Jane Ballot

Being me in the world

Saturday 22nd August

Today the technical rehearsal for the play began with a power outage on the campus. Not exactly the way to be working with lights and sound 🙂

We forged ahead, though; the fault was corrected and everything fell into place. It really is amazing to see how a group of individuals comes together, each doing his/her own thing, to make an entire production happen.

Somewhere along the line during the cancer thing, I either thought about, or wrote about (memory eludes me), the fact that the whole experience is something like doing a production (my analogy – I’m sure there are many others from different disciplines): there is a final result that it is the aim to achieve (in this case, eradicate the patient of the cancer; in the case of a production, have the performance running for an audience) and, to get there, it needs a whole number of individuals to each do their part, in relation to each other and at the correct time, to achieve the final result.

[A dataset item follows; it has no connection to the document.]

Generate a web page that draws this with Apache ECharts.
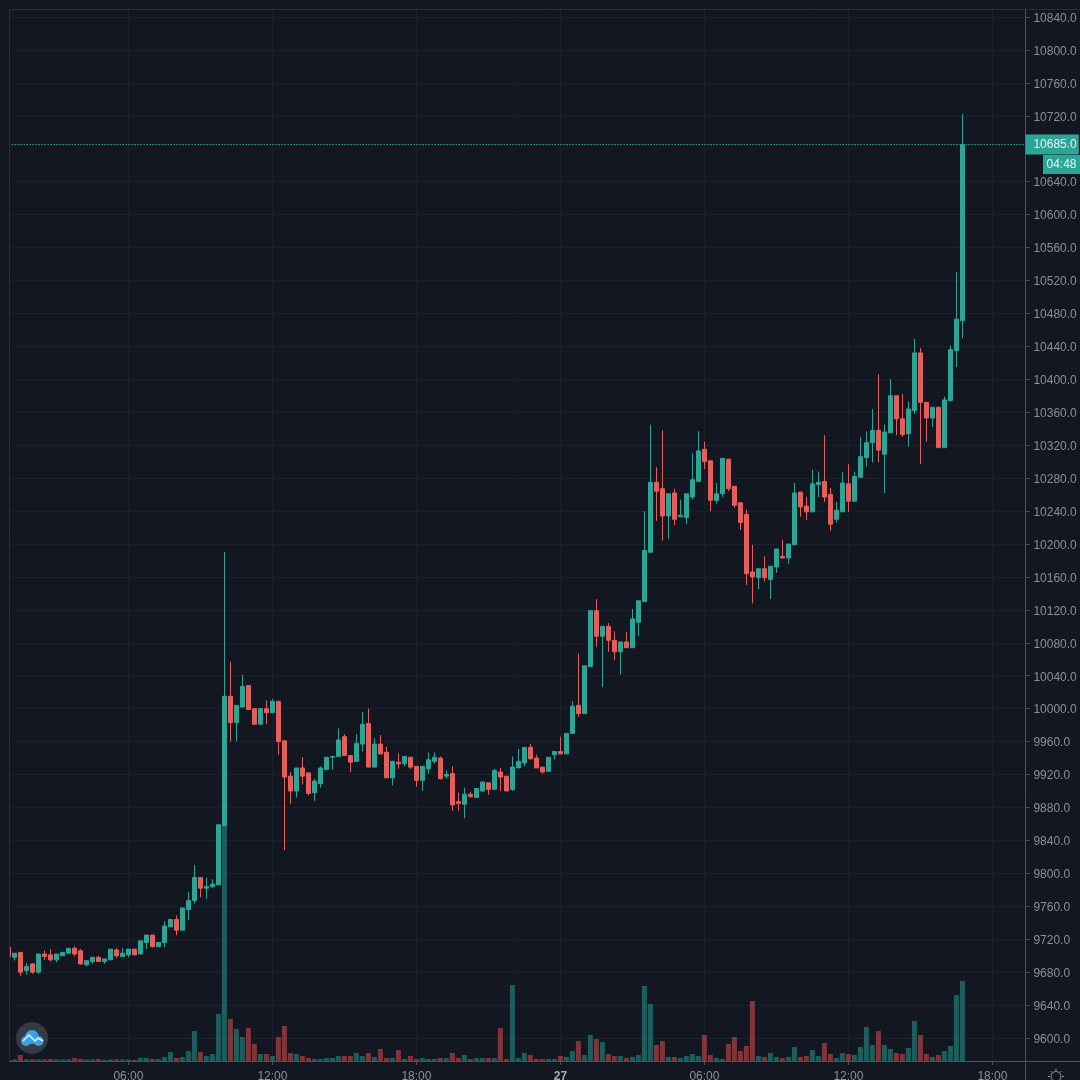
<!DOCTYPE html>
<html>
<head>
<meta charset="utf-8">
<title>Candlestick</title>
<style>
  html, body { margin: 0; padding: 0; background: #131722; }
  #chart { width: 1080px; height: 1080px; }
</style>
<script src="https://cdn.jsdelivr.net/npm/echarts@6/dist/echarts.min.js"></script>
</head>
<body>
<div id="chart"></div>
<script>
const opens = [
  9710, 9698, 9704, 9682, 9690, 9680, 9702, 9701, 9695, 9700, 9703, 9709, 9706, 9689, 9693, 9698, 9693, 9695, 9707, 9699,
  9701, 9708, 9702, 9716, 9725, 9711, 9716, 9735, 9744, 9731, 9756, 9767, 9795, 9782, 9784, 9786, 9858, 10015, 9983, 10002,
  10028, 10000, 9981, 10000, 9995, 10009, 9961, 9918, 9900, 9928, 9922, 9898, 9909, 9926, 9941, 9942, 9966, 9943, 9936, 9957,
  9982, 9929, 9957, 9947, 9916, 9935, 9933, 9941, 9930, 9913, 9927, 9936, 9940, 9918, 9921, 9887, 9884, 9896, 9892, 9900,
  9910, 9902, 9923, 9918, 9902, 9928, 9934, 9953, 9940, 9929, 9924, 9944, 9948, 9945, 9970, 10004, 9994, 10051, 10119, 10088,
  10100, 10083, 10069, 10081, 10074, 10105, 10130, 10190, 10275, 10267, 10234, 10262, 10233, 10232, 10257, 10276, 10315, 10301, 10253, 10261,
  10303, 10270, 10250, 10236, 10166, 10159, 10170, 10157, 10172, 10185, 10183, 10199, 10263, 10246, 10239, 10272, 10276, 10260, 10230, 10239,
  10273, 10252, 10281, 10305, 10323, 10338, 10309, 10335, 10380, 10352, 10334, 10362, 10432, 10372, 10353, 10366, 10317, 10374, 10435, 10471
];
const closes = [
  9699, 9703, 9680, 9687, 9680, 9702, 9699, 9695, 9702, 9704, 9709, 9702, 9690, 9694, 9698, 9693, 9696, 9708, 9700, 9703,
  9708, 9701, 9718, 9725, 9711, 9716, 9736, 9744, 9731, 9758, 9767, 9795, 9782, 9784, 9787, 9859, 10015, 9983, 10004, 10027,
  9999, 9981, 10000, 9995, 10009, 9960, 9917, 9900, 9928, 9918, 9897, 9912, 9928, 9941, 9942, 9962, 9943, 9935, 9958, 9981,
  9929, 9957, 9945, 9916, 9936, 9933, 9942, 9929, 9913, 9930, 9938, 9941, 9915, 9920, 9883, 9885, 9896, 9893, 9903, 9911,
  9902, 9925, 9917, 9900, 9929, 9936, 9953, 9939, 9928, 9923, 9941, 9948, 9945, 9970, 10003, 9994, 10052, 10119, 10088, 10100,
  10083, 10069, 10081, 10074, 10109, 10131, 10192, 10275, 10264, 10234, 10261, 10230, 10235, 10261, 10278, 10313, 10300, 10253, 10261, 10304,
  10267, 10247, 10226, 10164, 10160, 10170, 10159, 10173, 10194, 10183, 10200, 10262, 10245, 10239, 10273, 10275, 10257, 10224, 10241, 10274,
  10252, 10282, 10306, 10323, 10338, 10314, 10336, 10380, 10352, 10333, 10364, 10432, 10372, 10353, 10366, 10317, 10375, 10436, 10473, 10685
];
const lows = [
  9699, 9694, 9675, 9677, 9678, 9678, 9695, 9693, 9692, 9700, 9703, 9699, 9689, 9687, 9690, 9693, 9690, 9695, 9697, 9699,
  9698, 9701, 9702, 9708, 9710, 9711, 9710, 9735, 9725, 9731, 9743, 9763, 9771, 9769, 9782, 9786, 9858, 9960, 9960, 10002,
  9999, 9981, 9981, 9981, 9995, 9944, 9828, 9884, 9892, 9908, 9895, 9888, 9904, 9925, 9926, 9942, 9943, 9923, 9936, 9948,
  9929, 9929, 9945, 9916, 9907, 9927, 9930, 9927, 9905, 9900, 9921, 9933, 9914, 9915, 9876, 9876, 9867, 9892, 9892, 9899,
  9895, 9902, 9900, 9900, 9900, 9928, 9930, 9939, 9928, 9921, 9924, 9938, 9945, 9945, 9970, 9990, 9994, 10051, 10075, 10026,
  10069, 10059, 10042, 10074, 10074, 10088, 10130, 10190, 10228, 10204, 10206, 10223, 10233, 10224, 10254, 10276, 10291, 10240, 10249, 10257,
  10264, 10244, 10217, 10150, 10128, 10145, 10154, 10133, 10165, 10183, 10176, 10199, 10233, 10229, 10239, 10257, 10251, 10216, 10226, 10239,
  10239, 10252, 10281, 10294, 10299, 10299, 10262, 10335, 10332, 10330, 10318, 10358, 10297, 10324, 10342, 10317, 10317, 10374, 10415, 10450
];
const highs = [
  9710, 9703, 9704, 9691, 9691, 9702, 9706, 9708, 9702, 9704, 9709, 9711, 9708, 9694, 9698, 9700, 9696, 9708, 9709, 9709,
  9708, 9708, 9718, 9725, 9725, 9716, 9742, 9744, 9749, 9758, 9777, 9810, 9795, 9795, 9793, 9859, 10190, 10057, 10004, 10041,
  10028, 10000, 10000, 10010, 10012, 10009, 9961, 9923, 9928, 9941, 9922, 9915, 9930, 9941, 9942, 9976, 9969, 9943, 9969, 9996,
  10000, 9964, 9968, 9954, 9936, 9946, 9942, 9941, 9930, 9930, 9947, 9947, 9942, 9925, 9930, 9898, 9904, 9899, 9903, 9911,
  9910, 9927, 9928, 9918, 9942, 9951, 9953, 9957, 9944, 9929, 9941, 9948, 9966, 9970, 10009, 10067, 10052, 10119, 10133, 10100,
  10104, 10094, 10081, 10093, 10121, 10131, 10240, 10345, 10293, 10338, 10261, 10267, 10254, 10261, 10310, 10337, 10324, 10301, 10274, 10304,
  10303, 10270, 10250, 10242, 10199, 10170, 10185, 10173, 10194, 10205, 10200, 10274, 10263, 10257, 10290, 10288, 10332, 10268, 10251, 10287,
  10297, 10288, 10330, 10337, 10364, 10406, 10345, 10400, 10380, 10382, 10373, 10449, 10438, 10372, 10366, 10366, 10379, 10441, 10530, 10722
];
const volumes = [
  1, 1.5, 6, 1.5, 1.5, 1.5, 1.5, 2, 1.5, 1.5, 1.5, 3, 2, 1.5, 1.5, 2, 1, 1.5, 1.5, 1.5,
  1.5, 1, 3, 3, 2, 2, 4, 9, 3, 4, 10, 30, 9, 5, 7, 47, 236, 42, 32, 24,
  33, 17, 7, 7, 5, 24, 35, 8, 7, 5, 3, 2, 2, 3, 3, 5, 5, 5, 8, 5,
  8, 4, 12, 3, 3, 11, 2, 5, 2, 3, 2, 2, 3, 3, 8, 3, 6, 2, 3, 3,
  3, 3, 33, 2, 76, 3, 8, 6, 2, 2, 2, 2, 5, 4, 10, 20, 6, 26, 22, 19,
  7, 5, 5, 3, 4, 6, 75, 57, 16, 20, 4, 4, 3, 5, 7, 5, 26, 6, 3, 2,
  17, 24, 10, 15, 60, 5, 4, 8, 4, 3, 4, 14, 4, 5, 11, 5, 18, 7, 3, 8,
  7, 6, 14, 34, 16, 30, 16, 12, 8, 7, 13, 40, 26, 7, 4, 6, 10, 15, 66, 80
];
// 10680 is left out, the last price tag sits on top of it
const priceTicks = [
  9600, 9640, 9680, 9720, 9760, 9800, 9840, 9880, 9920, 9960, 10000, 10040, 10080, 10120, 10160, 10200,
  10240, 10280, 10320, 10360, 10400, 10440, 10480, 10520, 10560, 10600, 10640, 10720, 10760, 10800, 10840
];
const timeTicks = [20, 44, 68, 92, 116, 140, 164];
const lastPrice = 10685;
const countdown = '04:48';

// 15 minute bars from 01:00, with empty room to the right of the last one
const categories = [];
for (let i = 0; i < 170; i++) {
  const mins = (60 + i * 15) % 1440;
  categories.push(String(Math.floor(mins / 60)).padStart(2, '0') + ':' + String(mins % 60).padStart(2, '0'));
}

const UP = '#2ca596';
const DOWN = '#e65e5b';
const BG = '#131722';
const GRID = '#1c202b';
const AXIS = '#4c505b';
const TEXT = '#8b8f9a';
const FONT = '"Liberation Sans", Arial, sans-serif';

const chart = echarts.init(document.getElementById('chart'), null, { renderer: 'canvas' });

function gearRay(x1, y1, x2, y2) {
  return {
    type: 'line', z: 100,
    shape: { x1, y1, x2, y2 },
    style: { stroke: '#9598a1', lineWidth: 1 }
  };
}

chart.setOption({
  animation: false,
  backgroundColor: BG,
  textStyle: { fontFamily: FONT },
  grid: { left: 5.4, top: 9, width: 1020, height: 1052, containLabel: false, outerBoundsMode: 'none' },
  xAxis: {
    type: 'category',
    data: categories,
    boundaryGap: true,
    axisLine: { show: true, lineStyle: { color: AXIS, width: 1 } },
    axisTick: { show: true, alignWithLabel: true, length: 4, customValues: timeTicks, lineStyle: { color: AXIS } },
    axisLabel: {
      customValues: timeTicks,
      color: TEXT,
      fontSize: 12,
      fontFamily: FONT,
      margin: 10,
      formatter: v => (v === '00:00' ? '{day|27}' : v),
      rich: { day: { fontWeight: 'bold', color: '#a5a8b0', fontSize: 12, fontFamily: FONT } }
    },
    splitLine: { show: true, alignWithLabel: true, lineStyle: { color: GRID, width: 1 } }
  },
  yAxis: [
    {
      type: 'value',
      position: 'right',
      min: 9572.1,
      max: 10849.7,
      scale: true,
      axisLine: { show: true, lineStyle: { color: AXIS, width: 1 } },
      axisTick: { show: true, length: 4, customValues: priceTicks, lineStyle: { color: AXIS } },
      axisLabel: {
        customValues: priceTicks,
        margin: 8,
        showMinLabel: true,
        showMaxLabel: true,
        formatter: v => '{p|' + v.toFixed(1) + '}',
        rich: { p: { color: TEXT, fontSize: 12, fontFamily: FONT, padding: [3, 0, 0, 0] } }
      },
      splitLine: { show: true, lineStyle: { color: GRID, width: 1 } }
    },
    {
      // volume overlay, bar heights are in relative units
      type: 'value',
      min: 0,
      max: 1052,
      show: false,
      splitLine: { show: false }
    }
  ],
  series: [
    {
      name: 'Volume',
      type: 'bar',
      yAxisIndex: 1,
      barWidth: 5,
      z: 1,
      silent: true,
      data: volumes.map((v, i) => ({
        value: v,
        itemStyle: { color: closes[i] >= opens[i] ? 'rgba(38,166,154,0.5)' : 'rgba(239,83,80,0.5)' }
      }))
    },
    {
      name: 'Price',
      type: 'candlestick',
      yAxisIndex: 0,
      barWidth: 4.5,
      z: 2,
      silent: true,
      data: opens.map((o, i) => [o, closes[i], lows[i], highs[i]]),
      itemStyle: {
        color: UP,
        color0: DOWN,
        borderColor: UP,
        borderColor0: DOWN,
        borderWidth: 1
      },
      markLine: {
        silent: true,
        symbol: 'none',
        animation: false,
        lineStyle: { color: UP, type: [1.5, 1.5], width: 1, opacity: 1 },
        label: {
          show: true,
          position: 'end',
          distance: 0,
          formatter: lastPrice.toFixed(1),
          color: '#e8f5f3',
          fontSize: 12,
          fontFamily: FONT,
          backgroundColor: UP,
          padding: [6, 2, 2, 8]
        },
        data: [{ yAxis: lastPrice, lineStyle: { color: UP, type: [1.5, 1.5], width: 1 } }]
      }
    }
  ],
  graphic: [
    // left margin hides the part of the first bar that runs off the pane
    { type: 'rect', z: 100, shape: { x: 0, y: 0, width: 9, height: 1080 }, style: { fill: BG } },
    { type: 'line', z: 100, shape: { x1: 9.5, y1: 9.5, x2: 1080, y2: 9.5 }, style: { stroke: '#2a2e39', lineWidth: 1 } },
    { type: 'line', z: 100, shape: { x1: 9.5, y1: 9.5, x2: 9.5, y2: 1061 }, style: { stroke: '#2a2e39', lineWidth: 1 } },
    // pane corner at the bottom right
    { type: 'line', z: 100, shape: { x1: 1025, y1: 1061.5, x2: 1080, y2: 1061.5 }, style: { stroke: AXIS, lineWidth: 1 } },
    { type: 'line', z: 100, shape: { x1: 1025.5, y1: 1061, x2: 1025.5, y2: 1080 }, style: { stroke: AXIS, lineWidth: 1 } },
    { type: 'rect', z: 101, shape: { x: 1043, y: 155, width: 37, height: 19 }, style: { fill: UP } },
    {
      type: 'text', z: 102, x: 1061.5, y: 165,
      style: { text: countdown, fill: '#e8f5f3', font: '12px ' + FONT, align: 'center', verticalAlign: 'middle' }
    },
    // logo
    { type: 'circle', z: 100, shape: { cx: 32, cy: 1038, r: 16 }, style: { fill: '#363a45' } },
    { type: 'circle', z: 101, shape: { cx: 26, cy: 1041, r: 5 }, style: { fill: '#3aa1e6' } },
    { type: 'circle', z: 101, shape: { cx: 32, cy: 1037, r: 7 }, style: { fill: '#3aa1e6' } },
    { type: 'circle', z: 101, shape: { cx: 38.5, cy: 1041, r: 5 }, style: { fill: '#3aa1e6' } },
    {
      type: 'polyline', z: 102,
      shape: { points: [[23, 1041], [29, 1035], [35, 1041], [38, 1038], [43, 1041]] },
      style: { stroke: '#dff1fb', fill: 'none', lineWidth: 1.5 }
    },
    // settings icon
    { type: 'circle', z: 100, shape: { cx: 1056, cy: 1076.5, r: 5 }, style: { fill: 'none', stroke: '#9598a1', lineWidth: 1 } },
    gearRay(1056, 1068.5, 1056, 1070.5),
    gearRay(1048, 1076.5, 1050, 1076.5),
    gearRay(1062, 1076.5, 1064, 1076.5),
    gearRay(1050.5, 1071, 1052, 1072.5),
    gearRay(1061.5, 1071, 1060, 1072.5)
  ]
});

window.addEventListener('resize', () => chart.resize());
</script>
</body>
</html>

My ‘cancer production’ has achieved the final goal and has moved into a period of relative stasis, with the ongoing hormone medication. Bridget’s ‘production’ is still somewhere in the process, but is still moving along and will come to its final stages in a number of months.

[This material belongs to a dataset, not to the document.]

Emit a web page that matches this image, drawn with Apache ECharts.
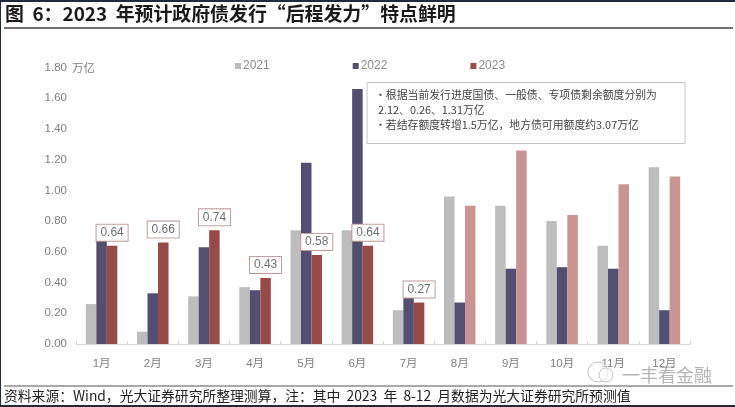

So it is with every cancer ‘patient’ (I am still loath to use the word that brands the person with cancer as being ‘sick’, as it is the treatment that makes you feel sicker than the invisible, insidious enemy does). Every scenario is different, just as every production is different. And every journey takes its time and works towards a final goal at its own pace.

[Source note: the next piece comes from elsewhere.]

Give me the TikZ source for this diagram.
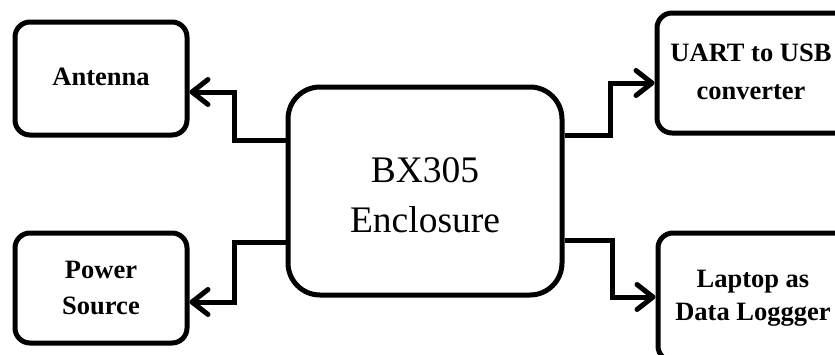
\documentclass[tikz,border=0pt]{standalone}
\usepackage{fontspec}
\setmainfont{Liberation Serif}
\usetikzlibrary{arrows.meta}
\begin{document}
\begin{tikzpicture}[x=1pt,y=-1pt,
  smallbox/.style={draw, line width=5pt, rounded corners=15pt, align=center,
    font=\bfseries\fontsize{26.5}{36}\selectfont, inner sep=0pt},
  bigbox/.style={draw, line width=5pt, rounded corners=32pt, align=center,
    font=\fontsize{37.5}{50}\selectfont, inner sep=0pt},
  conn/.style={line width=5pt, -{Straight Barb[length=16pt,width=25pt,round]}}]
\path[use as bounding box, clip] (0,0) rectangle (835,354);
\node[smallbox, minimum width=172pt, minimum height=113pt] (ant) at (101,78.5) {\raisebox{2pt}[\height][\depth]{Antenna}};
\node[smallbox, minimum width=172pt, minimum height=110pt] (pow) at (101,288) {Power\\Source};
\node[bigbox, minimum width=274pt, minimum height=208pt] (cen) at (425,191)
  {\raisebox{-6pt}[\height][\depth]{\begin{tabular}{@{}c@{}}BX305\\Enclosure\end{tabular}}};
\node[smallbox, minimum width=212pt, minimum height=120pt] (uart) at (763,73)
  {\begin{tabular}{@{}c@{}}UART to USB\\[2pt]converter\end{tabular}\hspace{24pt}};
\node[smallbox, minimum width=212pt, minimum height=128pt] (lap) at (764,297)
  {\begin{tabular}{@{}c@{}}Laptop as\\[-3pt]Data Loggger\end{tabular}\hspace{22pt}};
\draw[conn] ([yshift=51pt]cen.west) -- ++(-51,0) |- ([yshift=-13.5pt]ant.east);
\draw[conn] ([yshift=-51pt]cen.west) -- ++(-51,0) |- ([yshift=-14pt]pow.east);
\draw[conn] ([yshift=56pt]cen.east) -- ++(46,0) |- ([yshift=-10pt]uart.west);
\draw[conn] ([yshift=-49pt]cen.east) -- ++(48,0) |- (lap.west);
\end{tikzpicture}
\end{document}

I am not a fatalist and I don’t really believe in a kind of ‘this had to happen so that that could’. I do believe that things often happen for a reason, though.

As we go into the dress rehearsals of this production, before the performances next week, I think, somewhere in the back of my brain, that just perhaps one of the reasons I had cancer was so that I could understand what Bridget is going through – mostly; and be able to hear her and to offer support ‘from within’ so to speak.

As much, though, as I know I have been of support to her, so has she to me. There is something amazingly encouraging and wonderful in being able to speak to someone who, you know, knows.